Generally, there are two ways to implement lookbehind assertions. Perl, for example, requires lookbehind patterns to have a fixed length. That means that quantifiers such as * or + are not allowed. This way, the regular expression engine can step back by that fixed length, and match the lookbehind the exact same way as it would match a lookahead, from the stepped back position.

The regular expression engine in the .NET framework takes a different approach. Instead of needing to know how many characters the lookbehind pattern will match, it simply matches the lookbehind pattern backwards, while reading characters against the normal read direction. This means that the lookbehind pattern can take advantage of the full regular expression syntax and match patterns of arbitrary length.

Clearly, the second option is more powerful than the first. That is why the V8 team, and the TC39 champions for this feature, have agreed that JavaScript should adopt the more expressive version, even though its implementation is slightly more complex.

Because lookbehind assertions match backwards, there are some subtle behaviors that would otherwise be considered surprising. For example, a capturing group with a quantifier captures the last match. Usually, that is the right-most match. But inside a lookbehind assertion, we match from right to left, therefore the left-most match is captured:

/h(?=(\w)+)/.exec('hodor');  // ['h', 'r']
/(?<=(\w)+)r/.exec('hodor'); // ['r', 'h']

A capturing group can be referenced via back reference after it has been captured. Usually, the back reference has to be to the right of the capture group. Otherwise, it would match the empty string, as nothing has been captured yet. However, inside a lookbehind assertion, the match direction is reversed:

/(?<=(o)d\1)r/.exec('hodor'); // null
/(?<=\1d(o))r/.exec('hodor'); // ['r', 'o']

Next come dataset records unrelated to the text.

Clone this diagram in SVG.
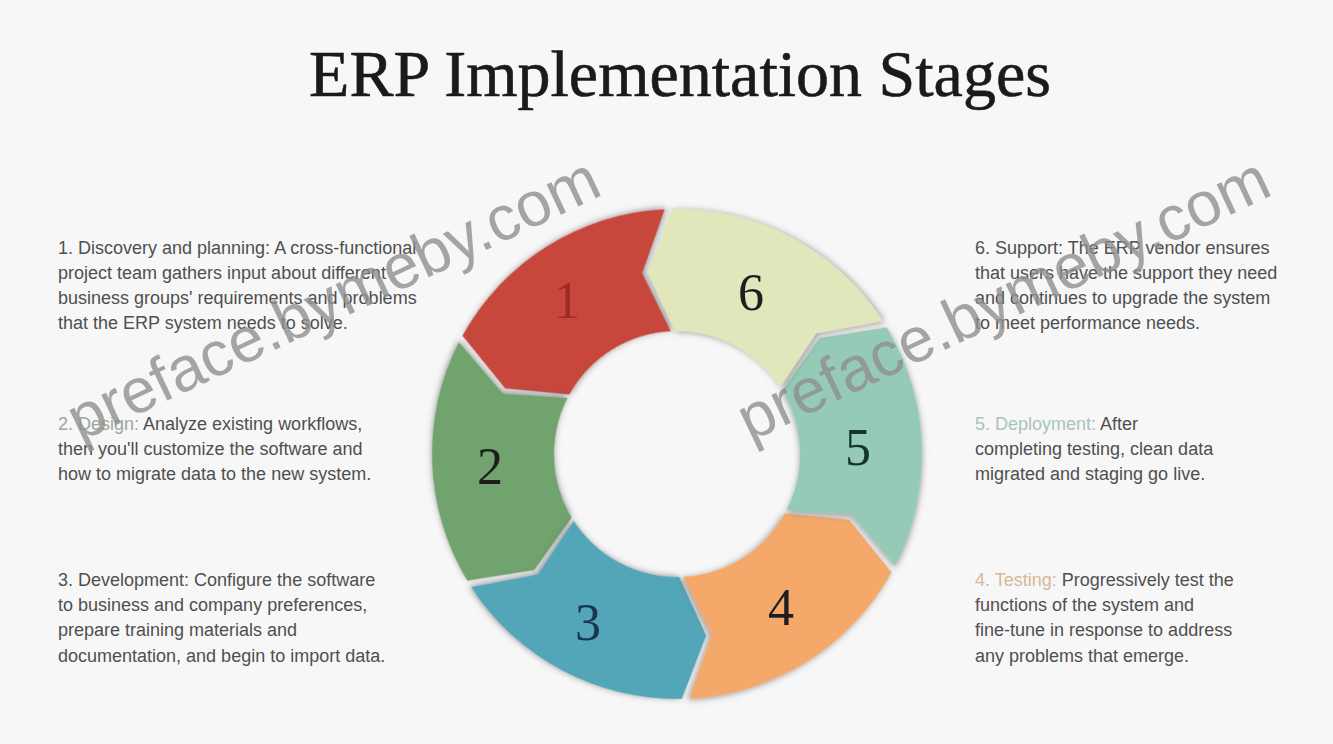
<svg xmlns="http://www.w3.org/2000/svg" xmlns:xlink="http://www.w3.org/1999/xlink" width="1333" height="744" viewBox="0 0 1333 744">
  <style>
    .title { font-family: "Liberation Serif", "DejaVu Serif", serif; font-size: 66px; fill: #1a1a1a; text-anchor: middle; stroke: #1a1a1a; stroke-width: 0.6px; }
    .num { font-family: "Liberation Serif", "DejaVu Serif", serif; font-size: 52px; fill: #1e1e1e; text-anchor: middle; }
    .desc { font-family: "Liberation Sans", Arial, sans-serif; font-size: 18px; fill: #4f4f4f; }
    .wm { font-family: "Liberation Sans", Arial, sans-serif; font-size: 63px; fill: #8e8e8e; fill-opacity: 0.8; }
    .seg { stroke: none; filter: url(#sh); }
  </style>
  <defs>
    <filter id="sh" x="-30%" y="-30%" width="160%" height="160%">
      <feDropShadow dx="-1" dy="2" stdDeviation="3" flood-color="#555555" flood-opacity="0.6"/>
    </filter>
    <path id="seg" d="M244.97 3.85 A245 245 0 0 1 125.80 210.24 L115.54 143.20 L63.16 105.55 A123 123 0 0 0 122.98 1.93 L182.59 -22.74 Z"/>
  </defs>

  <rect x="0" y="0" width="1333" height="744" fill="#f7f7f7"/>

  <text class="title" x="680" y="96">ERP Implementation Stages</text>

  <g id="connectors"></g>

  <g id="stage1">
    <use xlink:href="#seg" href="#seg" class="seg" fill="#c8473e" transform="translate(677 454) rotate(208)"/>
    <text class="num" x="567" y="318" style="fill:#9e2b25">1</text>
  </g>
  <g id="stage2">
    <use xlink:href="#seg" href="#seg" class="seg" fill="#70a36d" transform="translate(677 454) rotate(148)"/>
    <text class="num" x="490" y="484">2</text>
  </g>
  <g id="stage3">
    <use xlink:href="#seg" href="#seg" class="seg" fill="#53a6b8" transform="translate(677 454) rotate(88)"/>
    <text class="num" x="588" y="640" style="fill:#1d3550">3</text>
  </g>
  <g id="stage4">
    <use xlink:href="#seg" href="#seg" class="seg" fill="#f4a96a" transform="translate(677 454) rotate(28)"/>
    <text class="num" x="781" y="625">4</text>
  </g>
  <g id="stage5">
    <use xlink:href="#seg" href="#seg" class="seg" fill="#95cbb6" transform="translate(677 454) rotate(-32)"/>
    <text class="num" x="858" y="465" style="fill:#15352c">5</text>
  </g>
  <g id="stage6">
    <use xlink:href="#seg" href="#seg" class="seg" fill="#e2e6bb" transform="translate(677 454) rotate(-92)"/>
    <text class="num" x="751" y="310">6</text>
  </g>

  <g id="desc1">
    <text class="desc" x="58" y="254">1. Discovery and planning: A cross-functional</text>
    <text class="desc" x="58" y="279">project team gathers input about different</text>
    <text class="desc" x="58" y="304">business groups' requirements and problems</text>
    <text class="desc" x="58" y="329">that the ERP system needs to solve.</text>
  </g>
  <g id="desc2">
    <text class="desc" x="58" y="430"><tspan fill="#9aa79a">2. Design:</tspan> Analyze existing workflows,</text>
    <text class="desc" x="58" y="455">then you'll customize the software and</text>
    <text class="desc" x="58" y="480">how to migrate data to the new system.</text>
  </g>
  <g id="desc3">
    <text class="desc" x="58" y="586">3. Development: Configure the software</text>
    <text class="desc" x="58" y="611">to business and company preferences,</text>
    <text class="desc" x="58" y="636">prepare training materials and</text>
    <text class="desc" x="58" y="662">documentation, and begin to import data.</text>
  </g>
  <g id="desc6">
    <text class="desc" x="975" y="254">6. Support: The ERP vendor ensures</text>
    <text class="desc" x="975" y="279">that users have the support they need</text>
    <text class="desc" x="975" y="304">and continues to upgrade the system</text>
    <text class="desc" x="975" y="329">to meet performance needs.</text>
  </g>
  <g id="desc5">
    <text class="desc" x="975" y="430"><tspan fill="#a9c4ba">5. Deployment:</tspan> After</text>
    <text class="desc" x="975" y="455">completing testing, clean data</text>
    <text class="desc" x="975" y="480">migrated and staging go live.</text>
  </g>
  <g id="desc4">
    <text class="desc" x="975" y="586"><tspan fill="#d9b796">4. Testing:</tspan> Progressively test the</text>
    <text class="desc" x="975" y="611">functions of the system and</text>
    <text class="desc" x="975" y="636">fine-tune in response to address</text>
    <text class="desc" x="975" y="662">any problems that emerge.</text>
  </g>

  <g id="watermark">
    <text class="wm" x="0" y="0" transform="translate(80 442) rotate(-25.3)">preface.bymeby.com</text>
    <text class="wm" x="0" y="0" transform="translate(750 442) rotate(-25.3)">preface.bymeby.com</text>
  </g>
</svg>
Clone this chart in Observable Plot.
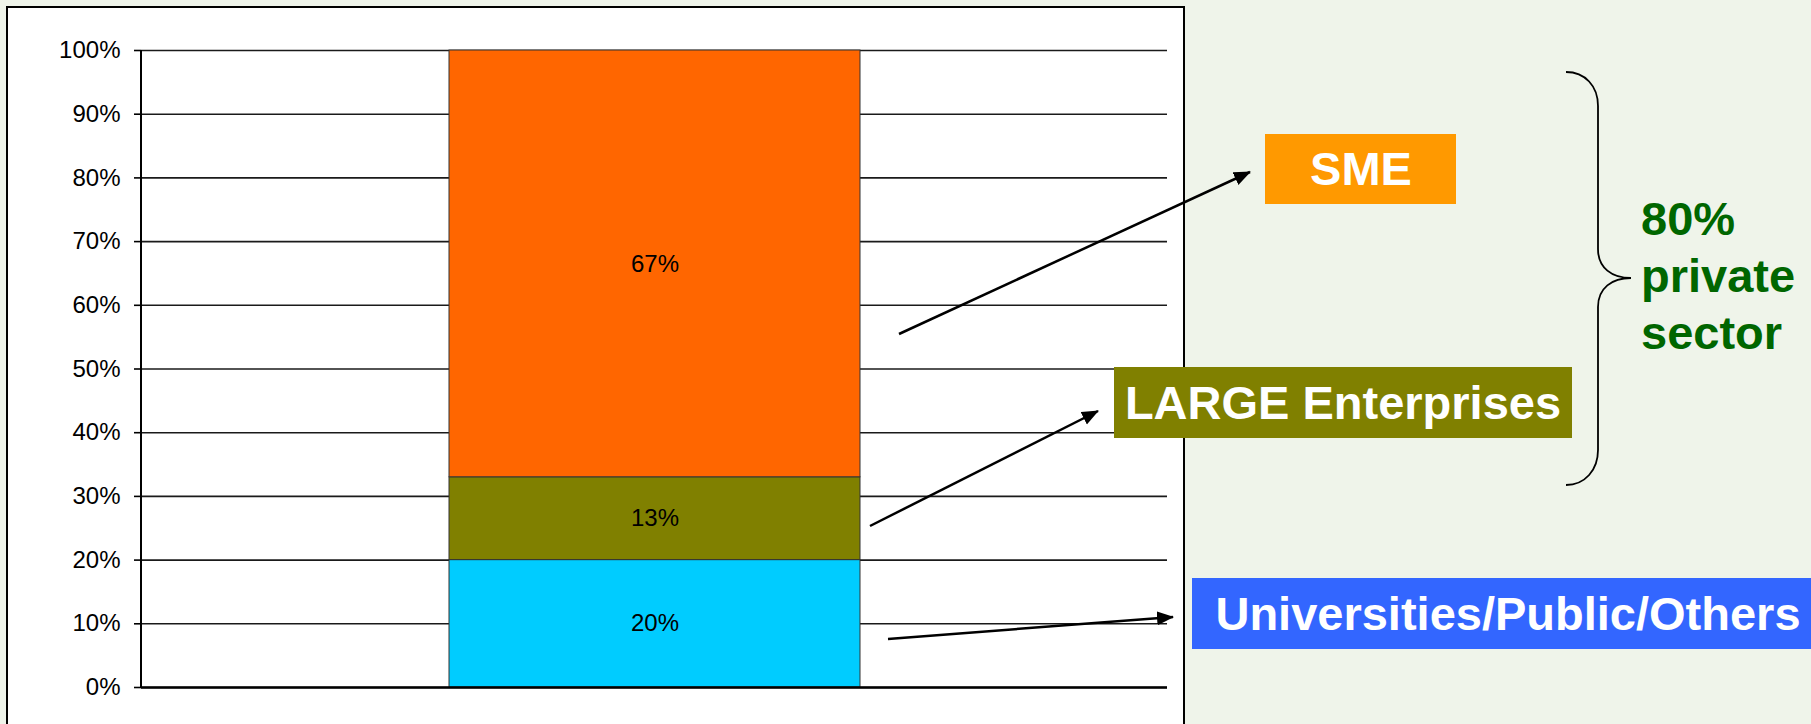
<!DOCTYPE html>
<html>
<head>
<meta charset="utf-8">
<script src="https://cdn.jsdelivr.net/npm/d3@7"></script>
<script src="https://cdn.jsdelivr.net/npm/@observablehq/plot@0.6"></script>
<style>
  html, body { margin: 0; padding: 0; background: #EFF4EA; }
  #chart { position: relative; width: 1811px; height: 724px; overflow: hidden; }
</style>
</head>
<body>
<div id="chart"></div>
<script>
// ---- data ----
const groups = [""];
const segments = ["Universities/Public/Others", "LARGE Enterprises", "SME"];
const shares = [0.20, 0.13, 0.67];
const yTicks = [0, 0.1, 0.2, 0.3, 0.4, 0.5, 0.6, 0.7, 0.8, 0.9, 1.0];
const labelTexts = ["SME", "LARGE Enterprises", "Universities/Public/Others"];
const braceText = ["80%", "private", "sector"];

// ---- styles ----
const segmentColors = ["#00CCFF", "#808000", "#FF6600"];
const fontFamily = "'Liberation Sans', Arial, Helvetica, sans-serif";

const rows = segments.map((s, i) => ({group: groups[0], segment: s, value: shares[i]}));
const pct = d3.format(".0%");

const W = 1811, H = 724;
const chart = Plot.plot({
  width: W,
  height: H,
  marginLeft: 141,
  marginRight: 644,
  marginTop: 50,
  marginBottom: 37,
  style: {background: "transparent", fontFamily, color: "black", overflow: "visible"},
  x: {domain: groups, padding: 0.428, axis: null},
  y: {domain: [0, 1]},
  color: {domain: segments, range: segmentColors},
  marks: [
    Plot.ruleY(yTicks, {stroke: "#1a1a1a", strokeWidth: 1.6}),
    Plot.barY(rows, {x: "group", y: "value", fill: "segment", stroke: "#333", strokeWidth: 1}),
    Plot.ruleY([0], {stroke: "black", strokeWidth: 2.6}),
    Plot.axisY({ticks: yTicks, tickFormat: pct, tickSize: 7, tickPadding: 14, fontSize: 24, stroke: "black", strokeWidth: 1.6, label: null}),
    Plot.text(rows, Plot.stackY({x: "group", y: "value", text: d => pct(d.value), fontSize: 24, fill: "black"}))
  ]
});

const svg = d3.select(chart);
const xs = chart.scale("x"), ys = chart.scale("y");
const yPos = v => ys.apply(v);

// white panel behind the chart
svg.insert("rect", ":first-child")
  .attr("x", 7).attr("y", 7).attr("width", 1177).attr("height", 740)
  .attr("fill", "white").attr("stroke", "black").attr("stroke-width", 2);

// y axis line
svg.append("line")
  .attr("x1", xs.range[0]).attr("x2", xs.range[0])
  .attr("y1", yPos(0)).attr("y2", yPos(1))
  .attr("stroke", "black").attr("stroke-width", 2);

// arrow marker
svg.append("defs").append("marker")
  .attr("id", "ahead").attr("markerUnits", "userSpaceOnUse")
  .attr("markerWidth", 18).attr("markerHeight", 16)
  .attr("refX", 16).attr("refY", 7).attr("orient", "auto")
  .append("path").attr("d", "M0,0 L17,7 L0,14 Z").attr("fill", "black");

// annotation layout (pixels)
const arrows = [
  [899, 334, 1250, 172],
  [870, 526, 1098, 411],
  [888, 639, 1173, 617]
];
const boxes = [
  {x: 1265, y: 134, w: 191, h: 70, fill: "#FF9900"},
  {x: 1114, y: 367, w: 458, h: 71, fill: "#808000"},
  {x: 1192, y: 578, w: 640, h: 71, fill: "#3366FF"}
];
const boxTextX = [1361, 1343, 1508];

const ann = svg.append("g");
arrows.forEach(([x1, y1, x2, y2]) => {
  ann.append("line").attr("x1", x1).attr("y1", y1).attr("x2", x2).attr("y2", y2)
    .attr("stroke", "black").attr("stroke-width", 2.5).attr("marker-end", "url(#ahead)");
});
boxes.forEach((b, i) => {
  ann.append("rect").attr("x", b.x).attr("y", b.y).attr("width", b.w).attr("height", b.h).attr("fill", b.fill);
  ann.append("text").attr("x", boxTextX[i]).attr("y", b.y + b.h / 2)
    .attr("dy", "0.35em").attr("text-anchor", "middle")
    .attr("font-family", fontFamily).attr("font-weight", "bold").attr("font-size", 47)
    .attr("fill", "white").text(labelTexts[i]);
});

// brace
ann.append("path")
  .attr("d", "M1566,72 C1585,72 1598,86 1598,106 L1598,249 C1598,268 1612,278 1631,278 C1612,278 1598,288 1598,307 L1598,450 C1598,470 1585,485 1566,485")
  .attr("fill", "none").attr("stroke", "black").attr("stroke-width", 1.8);

const bt = ann.append("text").attr("font-family", fontFamily).attr("font-weight", "bold")
  .attr("font-size", 47).attr("fill", "#006600").attr("text-anchor", "start");
braceText.forEach((t, i) => {
  bt.append("tspan").attr("x", 1641).attr("y", 235 + i * 57).attr("text-anchor", "start").text(t);
});

document.getElementById("chart").appendChild(chart);
</script>
</body>
</html>
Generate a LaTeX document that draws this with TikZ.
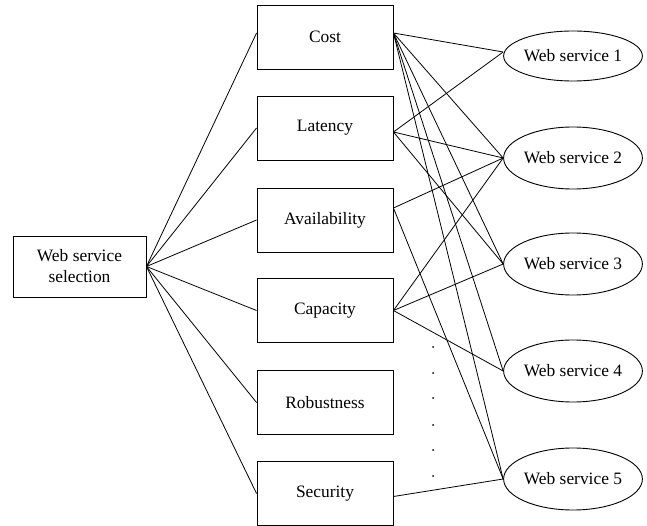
\documentclass[tikz,border=0pt]{standalone}
\usepackage{fontspec}
\setmainfont{Liberation Serif}
\usetikzlibrary{shapes.geometric,calc}
\begin{document}
\begin{tikzpicture}[x=1pt,y=-1pt,
  txt/.style={font=\fontsize{17.4}{21}\selectfont},
  box/.style={draw,line width=0.9pt,minimum width=136pt,minimum height=64pt,inner sep=0pt,txt},
  ws/.style={draw,ellipse,line width=0.9pt,minimum width=131pt,minimum height=62pt,inner sep=0pt,txt},
  link/.style={line width=0.8pt},
  vdot/.style={fill,circle,inner sep=0pt,minimum size=2pt}]
\useasboundingbox (0,0) rectangle (647,526);
% nodes
\node[box,minimum width=133pt,minimum height=61pt,align=center] (root) at (79.5,266.5) {Web service\\selection};
\node[box] (cost) at (325,37) {Cost};
\node[box] (lat) at (325,128) {Latency};
\node[box] (avail) at (325,220) {Availability};
\node[box] (cap) at (325,310.5) {Capacity};
\node[box] (rob) at (325,402.5) {Robustness};
\node[box] (sec) at (325,493.5) {Security};
\node[ws,minimum height=50pt] (w1) at (573,56) {Web service 1};
\node[ws] (w2) at (573,158) {Web service 2};
\node[ws] (w3) at (573,264) {Web service 3};
\node[ws] (w4) at (573,371) {Web service 4};
\node[ws] (w5) at (573,479) {Web service 5};
% dots
\foreach \yy [count=\i] in {347,373,398,425,450,476} \node[vdot] (d\i) at (433,\yy) {};
% root links
\draw[link] (root.east) -- ([yshift=4pt]cost.west);
\foreach \m in {lat,avail,cap,rob,sec} \draw[link] (root.east) -- (\m.west);
% cost links
\draw[link] ([yshift=4pt]cost.east) -- ([yshift=4pt]w1.west);
\foreach \w in {w2,w3,w4,w5} \draw[link] ([yshift=4pt]cost.east) -- (\w.west);
% latency links
\draw[link] ([yshift=-4pt]lat.east) -- ([yshift=4pt]w1.west);
\foreach \w in {w2,w3} \draw[link] ([yshift=-4pt]lat.east) -- (\w.west);
% availability links
\foreach \w in {w2,w5} \draw[link] ([yshift=12pt]avail.east) -- (\w.west);
% capacity links
\foreach \w in {w2,w3,w4} \draw[link] (cap.east) -- (\w.west);
% security link
\draw[link] ([yshift=-3pt]sec.east) -- (w5.west);
\end{tikzpicture}
\end{document}
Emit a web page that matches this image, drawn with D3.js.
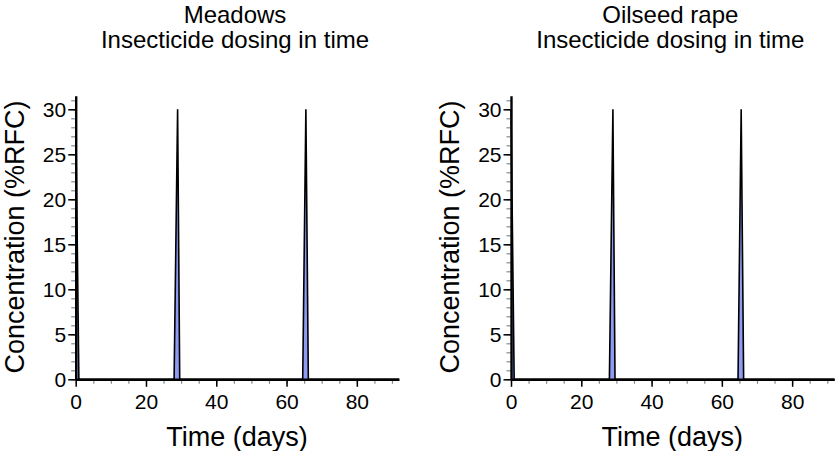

Lookbehind assertions are currently in a very early stage in the TC39 specification process. However, because they are such an obvious extension to the RegExp syntax, we decided to prioritize their implementation. You can already experiment with lookbehind assertions by running V8 version 4.9 or later with --harmony, or by enabling experimental JavaScript features (use about:flags) in Chrome from version 49 onwards.